The most challenging question is whether there is a ”use and enjoyment” override applying to the basic place of supply, which shifts the liability to tax from one country to another. This is an optional provision used in the 27 EU countries, with very little consistency as to how and when it should be applied. The provisions are intended to be for situations where there is non-taxation (e.g. a supply to a bank that may not be able to recover all VAT), rather than fully taxable businesses; however, over-zealous tax authorities may apply the rules broadly and a dispute could take years to resolve.
In countries outside of the EU, the existence of local VAT obligation or irrecoverable VAT should be determined on a country-by-country basis.
As mentioned for corporate tax above, indirect tax is a complex issue where there is a specific physical portion of hardware infrastructure made available.
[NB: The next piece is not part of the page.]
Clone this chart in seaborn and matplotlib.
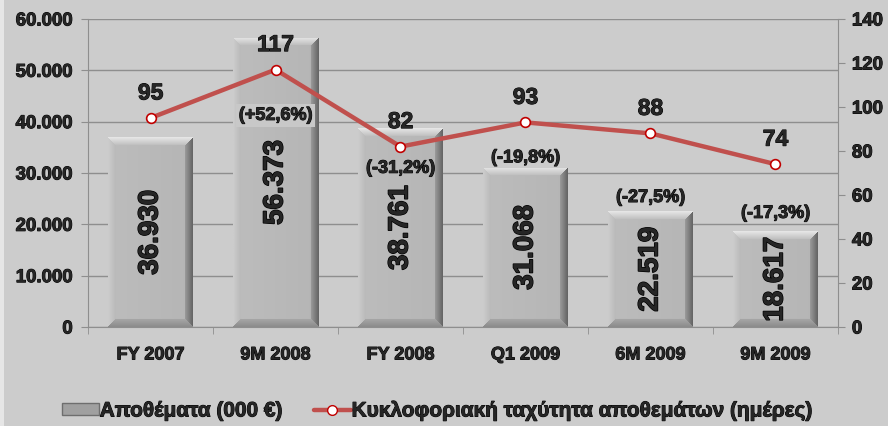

Income may become rental income for property, which shifts the place of supply to the place where the infrastructure is located, rather than where the CSP contracting party is located.
What is new however is the way these services are being sold, with three key factors adding complexity for CSPs, when evaluating their transactions for VAT purposes:
- Service provision within the cloud is moving increasingly from local contract and delivery to true global service models, with single global contracts. This makes it more difficult to answer the question of who sends and receive the service.
Who supplies the service? In a global CSP organization is it the head office that makes the supply, invoices and accounts for the VAT? Or is it the local sales office that has the VAT obligations, as it delivers day-to-day service and manages relationships? It is often intercompany supplies that bring an unexpected cost, with VAT charged on cross-border supplies to support the top CSP contracting party.
Who receives the service? Is the supply made to the customer’s central procurement company? Or does a ”use and ‘enjoyment” override apply, to shift the place of supply to each country of the beneficiary companies of the corporate group, or even, under the principle of ‘usage’, the underlying employees? If the place of supply is overridden, the CSP will have to register and account for local VAT.
- The pace of technological development and the variety of cloud offerings means that there is very little human intervention required in supplies.
A fixed establishment for VAT purposes has often been easier to create than a permanent establishment for corporate tax purposes. With less need for human resources, it is quite possible that sophisticated technical resources alone could create a fixed establishment, with the associated VAT accounting obligations switched to this establishment.
This becomes more likely when coupled with the new principle of “intervention” in the 27 EU Member States introduced on 1 January 2010. The term “intervention” has yet to be defined, but could be used by some countries as a way of capturing a share of VAT, by arguing that a local agent/company in the global CSP in some way took part and so intervened in the supply, requiring VAT to be charged.
- The natural extension of cloud computing is to the consumer market.
CSPs move from a wholesale market (where VAT is often seen as a “flow through” because it is recoverable (except in the case of banks, insurance companies, charities)) to one where the end VAT decision and cost is theirs. Particularly in Europe, where prices to consumers must be quoted as VAT inclusive, the rate of VAT charged starts to influence margin and profitability. Therefore CSPs should consider supplying from low-rate countries to minimize.
1Clarification of the application of the permanent establishment definition in e-commerce: changes to the commentary on the model tax convention on Article 5.